"""

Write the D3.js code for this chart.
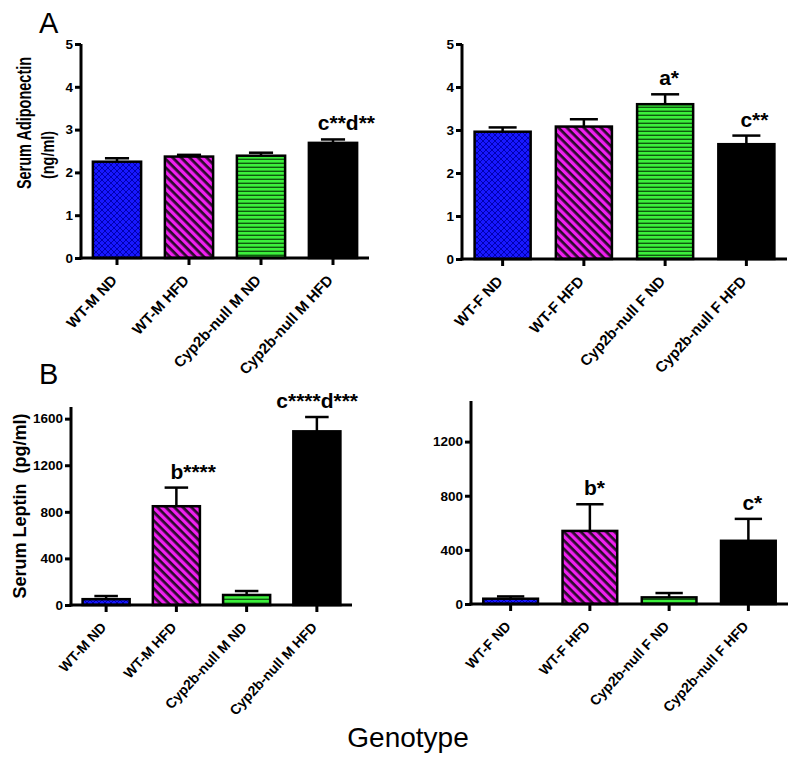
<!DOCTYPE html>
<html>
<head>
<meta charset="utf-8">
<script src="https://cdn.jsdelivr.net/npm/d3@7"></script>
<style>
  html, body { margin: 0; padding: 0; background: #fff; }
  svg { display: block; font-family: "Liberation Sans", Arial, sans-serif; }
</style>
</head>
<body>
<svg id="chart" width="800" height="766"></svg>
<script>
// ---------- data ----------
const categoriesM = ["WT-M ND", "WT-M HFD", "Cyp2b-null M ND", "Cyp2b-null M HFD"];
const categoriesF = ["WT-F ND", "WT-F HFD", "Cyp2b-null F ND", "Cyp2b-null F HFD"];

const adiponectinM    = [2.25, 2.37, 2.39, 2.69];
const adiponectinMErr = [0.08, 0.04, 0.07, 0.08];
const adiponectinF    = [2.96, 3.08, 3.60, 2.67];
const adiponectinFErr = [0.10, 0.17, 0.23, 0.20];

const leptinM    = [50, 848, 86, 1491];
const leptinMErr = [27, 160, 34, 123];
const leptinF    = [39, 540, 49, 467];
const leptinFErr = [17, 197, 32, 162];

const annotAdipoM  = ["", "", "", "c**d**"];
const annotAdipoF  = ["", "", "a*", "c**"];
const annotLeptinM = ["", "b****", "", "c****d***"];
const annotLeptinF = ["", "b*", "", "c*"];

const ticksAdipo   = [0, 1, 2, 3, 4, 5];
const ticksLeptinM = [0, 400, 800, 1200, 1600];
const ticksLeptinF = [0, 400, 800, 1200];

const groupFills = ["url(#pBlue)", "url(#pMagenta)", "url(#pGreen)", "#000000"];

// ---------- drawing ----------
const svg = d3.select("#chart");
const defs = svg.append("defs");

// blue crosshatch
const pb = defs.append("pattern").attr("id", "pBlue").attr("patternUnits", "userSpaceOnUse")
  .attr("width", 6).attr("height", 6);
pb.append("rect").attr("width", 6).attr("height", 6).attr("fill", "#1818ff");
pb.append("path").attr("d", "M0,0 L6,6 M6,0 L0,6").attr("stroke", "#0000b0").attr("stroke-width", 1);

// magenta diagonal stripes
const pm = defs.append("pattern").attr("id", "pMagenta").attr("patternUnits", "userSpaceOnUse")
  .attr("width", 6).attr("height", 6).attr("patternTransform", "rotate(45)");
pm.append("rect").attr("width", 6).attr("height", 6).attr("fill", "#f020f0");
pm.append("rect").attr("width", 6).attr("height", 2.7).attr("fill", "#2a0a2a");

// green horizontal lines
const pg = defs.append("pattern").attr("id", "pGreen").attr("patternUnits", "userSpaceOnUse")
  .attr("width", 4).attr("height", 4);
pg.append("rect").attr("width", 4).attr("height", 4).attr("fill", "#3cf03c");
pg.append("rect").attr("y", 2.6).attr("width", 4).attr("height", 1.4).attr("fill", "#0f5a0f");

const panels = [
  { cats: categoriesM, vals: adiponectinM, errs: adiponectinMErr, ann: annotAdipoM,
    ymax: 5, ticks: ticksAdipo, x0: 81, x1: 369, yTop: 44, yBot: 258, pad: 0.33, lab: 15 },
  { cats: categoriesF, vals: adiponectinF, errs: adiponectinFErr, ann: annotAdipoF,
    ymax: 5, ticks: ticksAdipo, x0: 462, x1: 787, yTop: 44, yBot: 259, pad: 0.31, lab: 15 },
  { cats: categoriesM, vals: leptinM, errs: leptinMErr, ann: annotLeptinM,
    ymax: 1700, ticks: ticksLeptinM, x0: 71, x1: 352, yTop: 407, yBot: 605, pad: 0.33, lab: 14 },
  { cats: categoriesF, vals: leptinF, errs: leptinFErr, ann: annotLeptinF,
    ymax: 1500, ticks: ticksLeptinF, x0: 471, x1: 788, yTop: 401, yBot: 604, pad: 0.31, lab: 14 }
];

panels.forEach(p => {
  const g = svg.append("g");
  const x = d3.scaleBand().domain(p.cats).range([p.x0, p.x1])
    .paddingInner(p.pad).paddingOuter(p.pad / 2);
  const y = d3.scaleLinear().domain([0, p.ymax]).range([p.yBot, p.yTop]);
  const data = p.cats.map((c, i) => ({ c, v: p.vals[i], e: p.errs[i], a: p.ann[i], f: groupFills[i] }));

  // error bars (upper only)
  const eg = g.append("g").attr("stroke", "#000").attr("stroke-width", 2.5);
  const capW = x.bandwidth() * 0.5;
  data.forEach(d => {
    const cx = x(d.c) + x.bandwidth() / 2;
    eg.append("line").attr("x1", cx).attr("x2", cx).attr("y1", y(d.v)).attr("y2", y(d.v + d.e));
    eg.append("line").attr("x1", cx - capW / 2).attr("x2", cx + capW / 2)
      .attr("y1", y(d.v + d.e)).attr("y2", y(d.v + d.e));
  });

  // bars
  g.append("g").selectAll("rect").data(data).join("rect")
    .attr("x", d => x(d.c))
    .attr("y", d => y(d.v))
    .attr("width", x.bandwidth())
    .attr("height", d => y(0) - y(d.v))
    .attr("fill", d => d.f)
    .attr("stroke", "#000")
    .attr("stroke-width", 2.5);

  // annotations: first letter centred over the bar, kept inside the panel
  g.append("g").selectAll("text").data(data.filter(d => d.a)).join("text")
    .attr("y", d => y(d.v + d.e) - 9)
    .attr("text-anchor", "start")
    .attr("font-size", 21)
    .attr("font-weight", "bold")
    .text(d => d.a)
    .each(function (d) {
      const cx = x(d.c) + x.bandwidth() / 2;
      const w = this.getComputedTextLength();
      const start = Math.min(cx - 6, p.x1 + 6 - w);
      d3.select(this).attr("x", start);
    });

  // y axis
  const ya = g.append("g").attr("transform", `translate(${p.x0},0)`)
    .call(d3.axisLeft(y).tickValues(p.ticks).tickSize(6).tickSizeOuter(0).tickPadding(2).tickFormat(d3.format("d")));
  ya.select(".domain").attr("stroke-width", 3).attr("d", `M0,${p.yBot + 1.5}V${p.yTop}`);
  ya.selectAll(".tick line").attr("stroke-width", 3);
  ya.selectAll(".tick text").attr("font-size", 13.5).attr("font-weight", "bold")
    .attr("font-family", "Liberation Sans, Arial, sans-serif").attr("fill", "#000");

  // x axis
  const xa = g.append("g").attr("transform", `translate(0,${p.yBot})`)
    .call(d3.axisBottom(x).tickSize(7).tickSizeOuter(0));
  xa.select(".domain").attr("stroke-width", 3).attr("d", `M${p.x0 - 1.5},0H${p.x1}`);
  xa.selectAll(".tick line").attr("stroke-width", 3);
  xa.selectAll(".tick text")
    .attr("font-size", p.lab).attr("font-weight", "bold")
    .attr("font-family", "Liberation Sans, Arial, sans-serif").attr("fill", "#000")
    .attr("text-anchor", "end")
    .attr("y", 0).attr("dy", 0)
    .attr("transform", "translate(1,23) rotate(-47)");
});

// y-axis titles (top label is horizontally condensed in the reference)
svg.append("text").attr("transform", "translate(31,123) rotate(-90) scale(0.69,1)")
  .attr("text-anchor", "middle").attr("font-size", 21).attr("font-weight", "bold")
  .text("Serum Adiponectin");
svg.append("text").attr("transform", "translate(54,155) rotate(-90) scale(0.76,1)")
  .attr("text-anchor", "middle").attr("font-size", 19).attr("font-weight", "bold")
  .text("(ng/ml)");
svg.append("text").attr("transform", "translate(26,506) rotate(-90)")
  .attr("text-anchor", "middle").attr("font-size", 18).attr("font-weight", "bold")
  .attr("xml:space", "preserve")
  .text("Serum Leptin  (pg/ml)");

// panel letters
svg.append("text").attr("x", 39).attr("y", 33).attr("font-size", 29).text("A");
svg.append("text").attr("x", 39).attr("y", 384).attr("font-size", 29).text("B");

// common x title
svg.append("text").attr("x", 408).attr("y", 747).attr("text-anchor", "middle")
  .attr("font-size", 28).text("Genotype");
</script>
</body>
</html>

"""

* Prompt *
Where a line above holds the string "chart", show that line.

* Answer to this task *
Write the D3.js code for this chart.
<svg id="chart" width="800" height="766"></svg>
const svg = d3.select("#chart");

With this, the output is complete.